Please note that the keynote lecture will be delivered via Zoom.
Special Events
July 17: A Reading and Conversation with Gish Jen
Gish Jen's short stories have been included in The Best American Short Stories five times, including in The Best American Short Stories of the Century, edited by John Updike. A fellow of the American Academy of Arts and Sciences,
she has been the recipient of a Lannan Literary Award as well as a five-year Mildred and Harold Strauss Living Award from the American Academy of Arts and Letters. She has also been awarded NEA, Fulbright, Guggenheim, and Radcliffe fellowships, and delivered the William E. Massey lectures in the History of American Civilization at Harvard in 2012. Her work has appeared in The New Yorker, The Atlantic Monthly, The New York Times, and many anthologies and textbooks, and she currently serves on the Board of Directors of the MacArthur Foundation. Her ninth and most recent book is a collection of stories spanning the 50 years since the opening of China to the West. It is entitled Thank You, Mr. Nixon (Knopf).
Plenary talks
July 5: David Damrosch, "Scriptworlds: Writing Systems and Cultural Memory"
David Damrosch is Director of the Institute for World Literature and Ernest Bernbaum Professor
of Comparative Literature at Harvard University. His books include What Is World Literature? (2003), The Buried Book: The Loss and Rediscovery of the Great Epic of Gilgamesh (2007), How to Read World Literature(2d. ed. 2017), and Comparing the Literatures: Literary Studies in a Global Age (2020). He is the general editor of the six-volume Longman anthologies of British Literature and of World Literature, editor of World Literature in Theory (2014), and co-editor of The Princeton Sourcebook in Comparative Literature, and of two collections in Chinese, Theories of World Literature (2013) and New Directions in Comparative Literature (2010).
July 10: Simon Gikandi, "World Literature and the Question of the Foreign"
Simon Gikandi is the Class of 1943 University of Professor of English and Chair of the English Department at Princeton University, where he is also affiliated with the Departments of Comparative Literature and African American Studies and the Program in African Studies.. Gikandi was elected second vice president of the Modern Language Association (MLA) in December 2016. He was the first vice-presi
dent of the MLA in 2018 and became the association's president in 2019. He served as editor of PMLA, the official journal of the MLA, from 2011 to 2016.
Born in Nyeri, Kenya, Gikandi earned his BA in literature, with first-class honors from the University of Nairobi. As a British Council Scholar at the University of Edinburgh, he graduated with an MLitt in English studies. He has a PhD in English from Northwestern University.
Gikandi's major fields of research and teaching are Anglophone literatures and cultures of Africa, India, the Caribbean, and postcolonial Britain; literary and critical theory; the black Atlantic and the African diaspora; and the English novel. His current research projects are on slavery and modernity, Decolonization and African Literature, and Global Modernism.

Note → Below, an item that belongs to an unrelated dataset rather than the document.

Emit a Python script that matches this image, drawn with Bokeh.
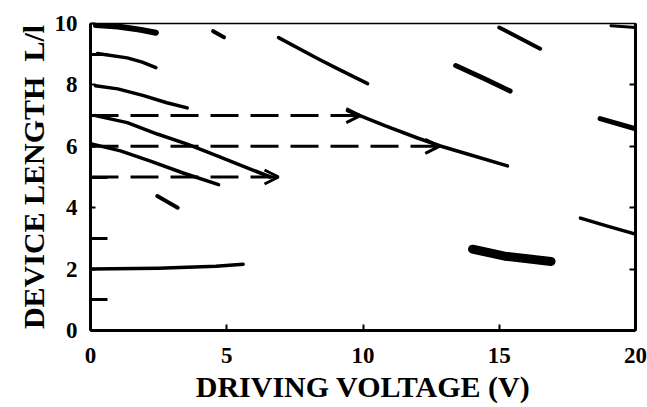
from bokeh.plotting import figure
from bokeh.models import Range1d, FixedTicker, LinearAxis, Arrow, OpenHead, ColumnDataSource
from bokeh.embed import file_html
from bokeh.resources import INLINE

# ---- data (x: driving voltage V, y: device length L/l) ----
x_ticks = [0, 5, 10, 15, 20]
y_ticks = [0, 2, 4, 6, 8, 10]
y_minor = [1, 3, 5, 7, 9]
right_ticks = [2, 4, 6, 8]

c10_x = [0.2, 1.0, 1.8, 2.4]
c10_y = [9.95, 9.9, 9.8, 9.7]
c10b_x = [4.5, 4.9]
c10b_y = [9.75, 9.55]
c9_x = [0.25, 1.35, 1.9, 2.4]
c9_y = [9.02, 8.88, 8.74, 8.56]
c8_x = [0.18, 1.0, 1.95, 2.8, 3.55]
c8_y = [7.97, 7.87, 7.65, 7.42, 7.25]
c7_x = [0.18, 1.35, 2.45, 3.55, 4.65, 5.75, 6.6]
c7_y = [7.0, 6.77, 6.4, 6.07, 5.69, 5.3, 5.0]
c6_x = [0.07, 1.1, 2.2, 3.4, 4.7]
c6_y = [6.07, 5.85, 5.52, 5.13, 4.75]
c4_x = [2.45, 3.2]
c4_y = [4.38, 4.0]
c2_x = [0.0, 2.5, 4.6, 5.6]
c2_y = [2.0, 2.03, 2.09, 2.16]
cm_x = [6.9, 8.33, 9.06, 10.17]
cm_y = [9.54, 8.86, 8.53, 8.04]
cl_x = [9.43, 10.8, 12.0, 12.84, 13.83, 15.3]
cl_y = [7.16, 6.67, 6.27, 6.01, 5.75, 5.36]
c86_x = [13.4, 14.46, 15.4]
c86_y = [8.63, 8.2, 7.8]
c98_x = [15.0, 16.5]
c98_y = [9.87, 9.18]
c68_x = [18.7, 20.0]
c68_y = [6.9, 6.57]
c35_x = [17.98, 18.97, 20.0]
c35_y = [3.66, 3.4, 3.14]
c25_x = [14.02, 15.2, 16.9]
c25_y = [2.65, 2.42, 2.25]
c99_x = [19.1, 20.0]
c99_y = [9.93, 9.87]

arrow_x0 = [0.0, 0.0, 0.0]
arrow_y0 = [7.0, 6.0, 5.0]
arrow_x1 = [9.9, 12.8, 6.9]
arrow_y1 = [7.0, 6.0, 5.0]

FONT = "Liberation Serif"

p = figure(width=647, height=407, x_range=Range1d(0, 20), y_range=Range1d(0, 10),
           output_backend="svg", toolbar_location=None,
           min_border_left=90, min_border_right=12, min_border_top=23, min_border_bottom=77)
p.grid.visible = False
p.background_fill_color = "white"
p.border_fill_color = "white"
p.outline_line_color = "black"
p.outline_line_width = 1.5

xa = p.xaxis[0]
xa.ticker = FixedTicker(ticks=x_ticks)
xa.axis_line_width = 3
xa.major_tick_in = 6
xa.major_tick_out = 0
xa.major_tick_line_width = 2
xa.minor_tick_line_color = None
xa.major_label_text_font = FONT
xa.major_label_text_font_style = "bold"
xa.major_label_text_font_size = "23px"
xa.major_label_text_color = "black"
xa.major_label_standoff = 17
xa.axis_label = "DRIVING VOLTAGE (V)"
xa.axis_label_text_font = FONT
xa.axis_label_text_font_style = "bold"
xa.axis_label_text_font_size = "30px"
xa.axis_label_text_color = "black"
xa.axis_label_standoff = 4

ya = p.yaxis[0]
ya.ticker = FixedTicker(ticks=y_ticks, minor_ticks=y_minor)
ya.axis_line_width = 3
ya.major_tick_in = 5
ya.major_tick_out = 0
ya.major_tick_line_width = 2
ya.minor_tick_in = 17
ya.minor_tick_out = 0
ya.minor_tick_line_width = 3
ya.major_label_text_font = FONT
ya.major_label_text_font_style = "bold"
ya.major_label_text_font_size = "23px"
ya.major_label_text_color = "black"
ya.major_label_standoff = 13
ya.axis_label = "DEVICE LENGTH\u00a0\u00a0L/l"
ya.axis_label_text_font = FONT
ya.axis_label_text_font_style = "bold"
ya.axis_label_text_font_size = "30px"
ya.axis_label_text_color = "black"
ya.axis_label_standoff = 2

ra = LinearAxis(ticker=FixedTicker(ticks=right_ticks))
ra.axis_line_width = 3
ra.major_tick_in = 6
ra.major_tick_out = 0
ra.major_tick_line_width = 2
ra.minor_tick_line_color = None
ra.major_label_text_font_size = "10px"
ra.major_label_text_color = None
ra.major_label_standoff = 0
p.add_layout(ra, "right")

def curve(xs, ys, w):
    p.line(xs, ys, line_color="black", line_width=w, line_cap="round", line_join="round")

curve(c10_x, c10_y, 6)
curve(c10b_x, c10b_y, 4)
curve(c9_x, c9_y, 3.5)
curve(c8_x, c8_y, 3.5)
curve(c7_x, c7_y, 3.5)
curve(c6_x, c6_y, 3.5)
curve(c4_x, c4_y, 4)
curve(c2_x, c2_y, 3.5)
curve(cm_x, cm_y, 3.5)
curve(cl_x, cl_y, 3.5)
curve(c86_x, c86_y, 5)
curve(c98_x, c98_y, 4)
curve(c68_x, c68_y, 5)
curve(c35_x, c35_y, 3.5)
curve(c25_x, c25_y, 9)
curve(c99_x, c99_y, 3)

src = ColumnDataSource(dict(x0=arrow_x0, y0=arrow_y0, x1=arrow_x1, y1=arrow_y1))
p.add_layout(Arrow(source=src, x_start="x0", y_start="y0", x_end="x1", y_end="y1",
                   line_width=3, line_dash="28 12", line_color="black",
                   end=OpenHead(size=14, line_width=3, line_color="black")))

open("out.html", "w").write(file_html(p, INLINE))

He is the author of many books and articles, including Writing in Limbo: Modernism and Caribbean Literature; Maps of Englishness: Writing Identity in the Culture of Colonialism; and Ngugi wa Thiong’o, a Choice Outstanding Academic Publication for 2004. He is the coauthor of The Columbia Guide to East African Literature in English since 1945, the editor of the Routledge Encyclopedia of African Literature, and the coeditor of The Cambridge History of African and Caribbean Literature. His book Slavery and the Culture of Taste was winner of the MLA’s James Russell Lowell Award; winner of the Melville J. Herskovits Award, given by the African Studies Association for the most important scholarly work in African studies; and a Choice Outstanding Academic Title. He is the editor of The Novel in Africa and the Caribbean since 1950, volume 11 of the Oxford History of the Novel in English.
Gikandi is the recipient of a number of awards, including the President’s Award for Distinguished Teaching at Princeton University (2014), a Guggenheim fellowship (2001), and an American Council of Learned Societies fellowship (1989). He has also received fellowships from the Andrew W. Mellon Foundation and the National Endowment for the Humanities. Gikandi was awarded the Howard T. Behrman Award for Distinguished Achievement in the Humanities at Princeton University in 2017. He was elected a fellow of the American Academy of Arts and Sciences in 2018 and a Corresponding Fellow of the British Academy in 2022.
July 19: Emily Greenwood, “World Literature, Libraries, and Institutional Legacies of Slavery: from Prospero’s Books to Christopher Codrington’s Books”
In April 2022, Harvard University released a report on “Harvard and the Legacy of Slavery” (Report), joining a growing number of universities that are reckoning with their past involvement; see, for example, the Consortium of International Universities Studying Slavery. This lecture will consider the reciprocity of mastery between universities and their slave-owning alumni who bequeathed physical books (and in some cases libraries) endowed from the profits of slavery, while simultaneously writing about and withholding books from those whom they enslaved. The lecture will focus on specific examples of books as vectors of slavery from Oxford University and Harvard in dialogue with theories of the hold and withholding in contemporary Black poetics and thought (including Saidiya Hartman, Christina Sharpe, Dionne Brand, and Fred Moten). Finally, I will consider the implications of this history “on and in the books” for teaching World Literature in our universities.
Emily Greenwood is Professor of Classics and Comparative Literature at Harvard University, having previously taught at St Andrews University, Yale, and Princeton. She specializes in ancient Greek literature and the plural histories of use that constitute the classical tradition of Greece and Rome, with a special interest in Africa and the Black diaspora. At the heart of her research are the questions: by whom and for whom were the so-called classics of ancient Greece and Rome written, by whom and for whom have they been interpreted and in light of which histories? Her books include Thucydides and the Shaping of History (2006), and Afro-Greeks: Dialogues Between Anglophone Caribbean Literature and Classics in the Twentieth Century (2010). She has recently guest-edited a two-volume special issues of the American Journal of Philology entitled Diversifying Classical Philology (AJP 143.2, Summer 2022). Her current book projects are The Recovery of Loss: Ancient Greece and American Erasures, and Black Classicisms and the Expansion of the Western Classical Tradition.